WRITTEN EXERCISE = Leave out the pictures and print only the lines from the one with "Clone this chart in matplotlib." through the one with "plt.rcParams['text.parse_math'] = False", exactly as they are.

INFORMATION SUPPLIED =
────────

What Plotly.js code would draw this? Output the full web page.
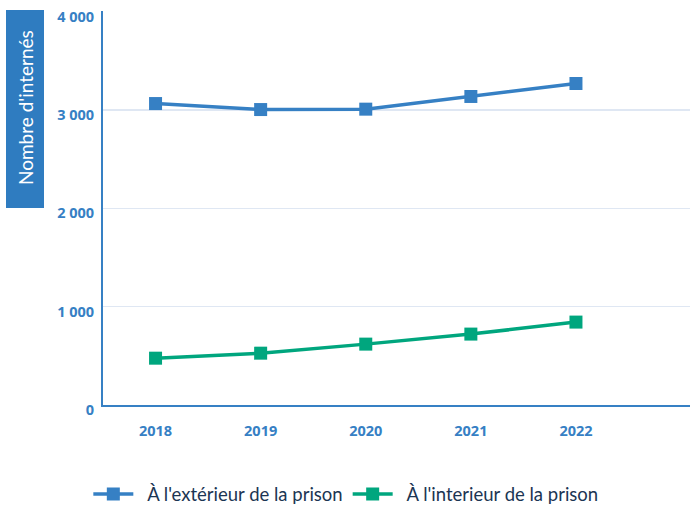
<!DOCTYPE html>
<html>
<head>
<meta charset="utf-8">
<script src="https://cdn.plot.ly/plotly-3.0.1.min.js"></script>
<style>html,body{margin:0;padding:0;background:#fff;}</style>
</head>
<body>
<div id="chart" style="width:690px;height:508px;"></div>
<script>
const years = ["2018", "2019", "2020", "2021", "2022"];
const exterieur = [3065, 3004, 3008, 3137, 3269];
const interieur = [476, 527, 619, 721, 843];
const seriesNames = ["À l'extérieur de la prison", "À l'interieur de la prison"];
const yTicks = [0, 1000, 2000, 3000, 4000];
const yTitle = "Nombre d'internés";

const blue = "#3680c4";
const green = "#00a67e";
const pad = "\u00a0\u00a0";

const traces = [
  {x: years, y: exterieur, name: pad + seriesNames[0], type: "scatter", mode: "lines+markers",
   line: {color: blue, width: 3.5}, marker: {symbol: "square", size: 13, color: blue}},
  {x: years, y: interieur, name: pad + seriesNames[1], type: "scatter", mode: "lines+markers",
   line: {color: green, width: 3.5}, marker: {symbol: "square", size: 13, color: green}}
];

const layout = {
  width: 690, height: 508,
  margin: {l: 103, r: 0, t: 11, b: 103, autoexpand: false},
  paper_bgcolor: "#fff", plot_bgcolor: "#fff",
  separators: ", ",
  showlegend: true,
  legend: {orientation: "h", x: -0.025, xanchor: "left", y: -0.227, yanchor: "middle",
    font: {family: "Lato, 'Open Sans', sans-serif", size: 18.5, color: "#1b3553"},
    itemwidth: 40, tracegroupgap: 0},
  xaxis: {type: "category", range: [-0.5, 5.085], showgrid: false, zeroline: false,
    showline: true, linecolor: blue, linewidth: 2, ticks: "",
    tickfont: {family: "'Open Sans', sans-serif", size: 14.5, color: blue, weight: "bold"},
    ticklabelstandoff: 12, fixedrange: true},
  yaxis: {range: [0, 4006], tickvals: yTicks, tickformat: ",d", showgrid: true,
    gridcolor: "#dfe7f3", gridwidth: 1.5, zeroline: false,
    showline: true, linecolor: blue, linewidth: 2, ticks: "",
    tickfont: {family: "'Open Sans', sans-serif", size: 14.5, color: blue, weight: "bold"},
    ticklabelstandoff: 4, ticklabelshift: 5, fixedrange: true},
  shapes: [{type: "rect", xref: "paper", yref: "paper",
    x0: (6 - 103) / 587, x1: (44 - 103) / 587, y0: (405 - 208) / 394, y1: (405 - 10) / 394,
    fillcolor: "#2f7cc0", line: {width: 0}, layer: "above"}],
  annotations: [{xref: "paper", yref: "paper", x: (25 - 103) / 587, y: (405 - 108) / 394,
    text: yTitle, showarrow: false, textangle: -90,
    font: {family: "Lato, 'Open Sans', sans-serif", size: 19, color: "#ffffff"},
    xanchor: "center", yanchor: "middle"}]
};

Plotly.newPlot("chart", traces, layout, {displayModeBar: false, staticPlot: true});
</script>
</body>
</html>
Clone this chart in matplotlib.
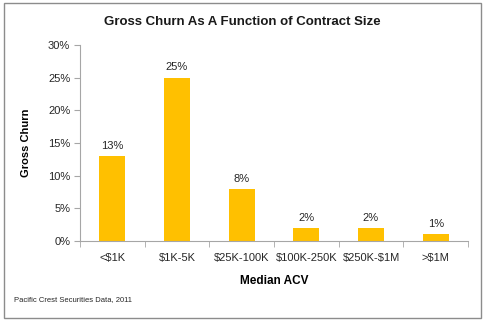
import matplotlib.pyplot as plt
from matplotlib.patches import Rectangle
from matplotlib.ticker import FuncFormatter, MultipleLocator

categories = ['<$1K', '$1K-5K', '$25K-100K', '$100K-250K', '$250K-$1M', '>$1M']
churn = [13, 25, 8, 2, 2, 1]

plt.rcParams['font.family'] = ['Liberation Sans', 'DejaVu Sans']
plt.rcParams['text.parse_math'] = False

fig = plt.figure(figsize=(4.85, 3.24), dpi=100)
ax = fig.add_axes([80 / 485, 1 - 241 / 324, 388 / 485, 196 / 324])

x = range(len(categories))
ax.bar(x, churn, width=0.4, color='#FFC000')
for i, v in zip(x, churn):
    ax.text(i, v + 0.8, f'{v}%', ha='center', va='bottom', fontsize=8, color='#262626')

ax.set_xlim(-0.5, len(categories) - 0.5)
ax.set_ylim(0, 30)
ax.yaxis.set_major_locator(MultipleLocator(5))
ax.yaxis.set_major_formatter(FuncFormatter(lambda v, p: f'{v:.0f}%'))
ax.set_xticks(list(x))
ax.set_xticklabels(categories)
ax.set_xticks([i + 0.5 for i in range(-1, len(categories))], minor=True)
ax.tick_params(axis='x', which='major', length=0, pad=9, labelsize=8, labelcolor='#262626')
ax.tick_params(axis='x', which='minor', length=4, color='#A6A6A6', direction='out')
ax.tick_params(axis='y', length=4, color='#A6A6A6', labelsize=8, labelcolor='#262626', pad=3)

for s in ['top', 'right']:
    ax.spines[s].set_visible(False)
for s in ['left', 'bottom']:
    ax.spines[s].set_color('#A6A6A6')

ax.set_ylabel('Gross Churn', fontsize=8, fontweight='bold', labelpad=12)
ax.set_xlabel('Median ACV', fontsize=8.5, fontweight='bold', labelpad=8)

fig.text(0.5, 1 - 22 / 324, 'Gross Churn As A Function of Contract Size',
         ha='center', va='center', fontsize=9.5, fontweight='bold', color='#1a1a1a')
fig.text(14 / 485, 1 - 300 / 324, 'Pacific Crest Securities Data, 2011',
         ha='left', va='center', fontsize=5.5, color='#262626')

fig.patches.append(Rectangle((4 / 485, 1 - 318 / 324), 477 / 485, 315 / 324,
                             transform=fig.transFigure, fill=False,
                             edgecolor='#8c8c8c', linewidth=1))

plt.savefig('out.png', dpi=100)
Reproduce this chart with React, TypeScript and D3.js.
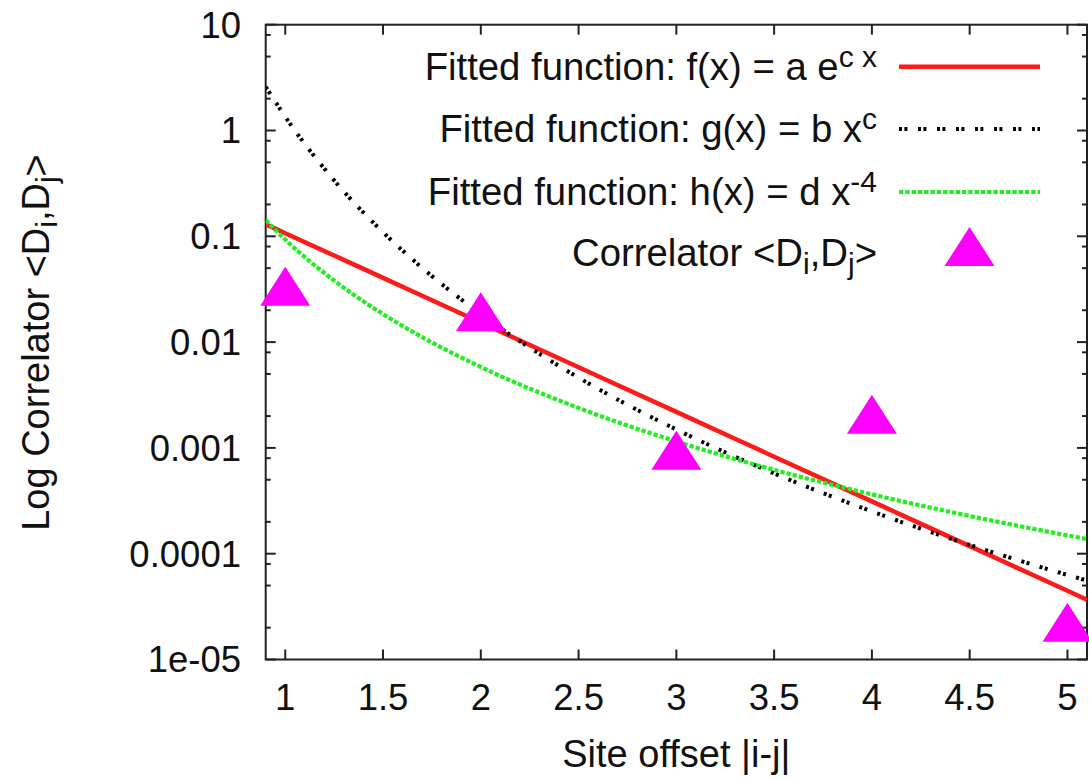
import React from "react";
import * as d3 from "d3";

// ---- data ----
const xTickValues = [1, 1.5, 2, 2.5, 3, 3.5, 4, 4.5, 5];
const xTickLabels = ["1", "1.5", "2", "2.5", "3", "3.5", "4", "4.5", "5"];
const yTickValues = [1e-5, 1e-4, 1e-3, 1e-2, 1e-1, 1, 10];
const yTickLabels = ["1e-05", "0.0001", "0.001", "0.01", "0.1", "1", "10"];
const yMinorMultipliers = [2, 5, 8];

const siteOffsets = [1, 2, 3, 4, 5];
const correlatorValues = [0.0292, 0.0168, 0.000824, 0.00181, 1.95e-5];

const curveX = [0.9, 1, 1.25, 1.5, 1.75, 2, 2.5, 3, 3.5, 4, 4.5, 5, 5.1];
const fitExpValues = [0.13, 0.107, 0.0658, 0.0405, 0.02487, 0.0153, 0.00578, 0.00219, 0.000826, 0.000312, 0.000118, 4.46e-5, 3.67e-5];
const fitPowValues = [2.59, 1.348, 0.338, 0.1093, 0.04206, 0.01839, 0.004616, 0.001492, 0.000574, 0.000251, 0.000121, 6.3e-5, 5.57e-5];
const fitQuarticValues = [0.1419, 0.0931, 0.03814, 0.01839, 0.00993, 0.005818, 0.002384, 0.00115, 0.00062, 0.000364, 0.000227, 0.000149, 0.0001376];

const FONT = "'Liberation Sans', Arial, Helvetica, sans-serif";

export default function App() {
  const left = 265.7, right = 1087, top = 24.7, bottom = 659.5;
  const x = d3.scaleLinear().domain([0.9, 5.1]).range([left, right]);
  const y = d3.scaleLog().domain([1e-5, 10]).range([bottom, top]);

  const line = d3
    .line<[number, number]>()
    .x((d) => x(d[0]))
    .y((d) => y(d[1]))
    .curve(d3.curveMonotoneX);

  const toPts = (vals: number[]) => curveX.map((cx, i) => [cx, vals[i]] as [number, number]);

  const minorTicks: number[] = [];
  yTickValues.slice(0, -1).forEach((v) => {
    yMinorMultipliers.forEach((m) => minorTicks.push(v * m));
  });

  const triW = 50, triH = 39;
  const tri = (cx: number, cy: number) =>
    `M${cx},${cy - (triH * 2) / 3} L${cx + triW / 2},${cy + triH / 3} L${cx - triW / 2},${cy + triH / 3} Z`;

  const axisColor = "#222";
  const legendTextX = 877;
  const legendLineX1 = 899, legendLineX2 = 1040;
  const rows = [66.7, 129, 192, 253];
  const fs = 38.3;
  const sup = 30;
  const tickFs = 36.5;
  const labelFs = 38;
  const dotDash = "3 2.4 3 10.6";

  return (
    <svg
      width={1089}
      height={779}
      style={{ position: "absolute", left: 0, top: 0, display: "block", background: "#fff" }}
      fontFamily={FONT}
    >
      <defs>
        <clipPath id="plotClip">
          <rect x={left} y={top} width={right - left} height={bottom - top} />
        </clipPath>
      </defs>

      {/* border */}
      <rect x={left} y={top} width={right - left} height={bottom - top} fill="none" stroke={axisColor} strokeWidth={2} />

      {/* x ticks */}
      {xTickValues.map((v, i) => (
        <g key={"xt" + i}>
          <line x1={x(v)} x2={x(v)} y1={bottom} y2={bottom - 10} stroke={axisColor} strokeWidth={2} />
          <line x1={x(v)} x2={x(v)} y1={top} y2={top + 10} stroke={axisColor} strokeWidth={2} />
          <text x={x(v)} y={709.5} textAnchor="middle" fontSize={tickFs} fill="#111">
            {xTickLabels[i]}
          </text>
        </g>
      ))}

      {/* y ticks */}
      {yTickValues.map((v, i) => (
        <g key={"yt" + i}>
          <line x1={left} x2={left + 10} y1={y(v)} y2={y(v)} stroke={axisColor} strokeWidth={2} />
          <line x1={right} x2={right - 10} y1={y(v)} y2={y(v)} stroke={axisColor} strokeWidth={2} />
          <text x={241} y={y(v) + 12.8} textAnchor="end" fontSize={tickFs} fill="#111">
            {yTickLabels[i]}
          </text>
        </g>
      ))}
      {minorTicks.map((v, i) => (
        <g key={"ym" + i}>
          <line x1={left} x2={left + 5} y1={y(v)} y2={y(v)} stroke={axisColor} strokeWidth={2} />
          <line x1={right} x2={right - 5} y1={y(v)} y2={y(v)} stroke={axisColor} strokeWidth={2} />
        </g>
      ))}

      {/* curves */}
      <g clipPath="url(#plotClip)" fill="none">
        <path d={line(toPts(fitExpValues)) || ""} stroke="#ff1a1a" strokeWidth={4.5} />
        <path d={line(toPts(fitPowValues)) || ""} stroke="#000" strokeWidth={4} strokeDasharray={dotDash} />
        <path d={line(toPts(fitQuarticValues)) || ""} stroke="#22ee22" strokeWidth={4.2} strokeDasharray="4.3 2" />
      </g>

      {/* data points */}
      {siteOffsets.map((s, i) => (
        <path key={"p" + i} d={tri(x(s), y(correlatorValues[i]))} fill="#ff00ff" />
      ))}

      {/* legend */}
      <text x={legendTextX} y={rows[0] + 13} textAnchor="end" fontSize={fs} fill="#111">
        <tspan>Fitted function: f(x) = a e</tspan>
        <tspan fontSize={sup} dy={-13}>{"c x"}</tspan>
      </text>
      <line x1={legendLineX1} x2={legendLineX2} y1={rows[0]} y2={rows[0]} stroke="#ff1a1a" strokeWidth={4.5} />

      <text x={legendTextX} y={rows[1] + 13} textAnchor="end" fontSize={fs} fill="#111">
        <tspan>Fitted function: g(x) = b x</tspan>
        <tspan fontSize={sup} dy={-13}>c</tspan>
      </text>
      <line x1={legendLineX1} x2={legendLineX2} y1={rows[1]} y2={rows[1]} stroke="#000" strokeWidth={4} strokeDasharray={dotDash} />

      <text x={legendTextX} y={rows[2] + 13} textAnchor="end" fontSize={fs} fill="#111">
        <tspan>Fitted function: h(x) = d x</tspan>
        <tspan fontSize={sup} dy={-13}>-4</tspan>
      </text>
      <line x1={legendLineX1} x2={legendLineX2} y1={rows[2]} y2={rows[2]} stroke="#22ee22" strokeWidth={4.2} strokeDasharray="4.3 2" />

      <text x={legendTextX} y={rows[3] + 13} textAnchor="end" fontSize={fs} fill="#111">
        <tspan>{"Correlator <D"}</tspan>
        <tspan fontSize={sup} dy={8}>i</tspan>
        <tspan dy={-8}>,D</tspan>
        <tspan fontSize={sup} dy={8}>j</tspan>
        <tspan dy={-8}>{">"}</tspan>
      </text>
      <path d={tri((legendLineX1 + legendLineX2) / 2, rows[3])} fill="#ff00ff" />

      {/* axis labels */}
      <text x={(left + right) / 2} y={767} textAnchor="middle" fontSize={labelFs} fill="#111">
        Site offset |i-j|
      </text>
      <text transform="translate(49,342.5) rotate(-90)" textAnchor="middle" fontSize={labelFs} fill="#111">
        <tspan>{"Log Correlator <D"}</tspan>
        <tspan fontSize={sup} dy={8}>i</tspan>
        <tspan dy={-8}>,D</tspan>
        <tspan fontSize={sup} dy={8}>j</tspan>
        <tspan dy={-8}>{">"}</tspan>
      </text>
    </svg>
  );
}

────────

COMPLETE OUTPUT =
Clone this chart in matplotlib.
import matplotlib.pyplot as plt
from matplotlib.patches import Rectangle
from matplotlib.ticker import FuncFormatter, MultipleLocator

categories = ['<$1K', '$1K-5K', '$25K-100K', '$100K-250K', '$250K-$1M', '>$1M']
churn = [13, 25, 8, 2, 2, 1]

plt.rcParams['font.family'] = ['Liberation Sans', 'DejaVu Sans']
plt.rcParams['text.parse_math'] = False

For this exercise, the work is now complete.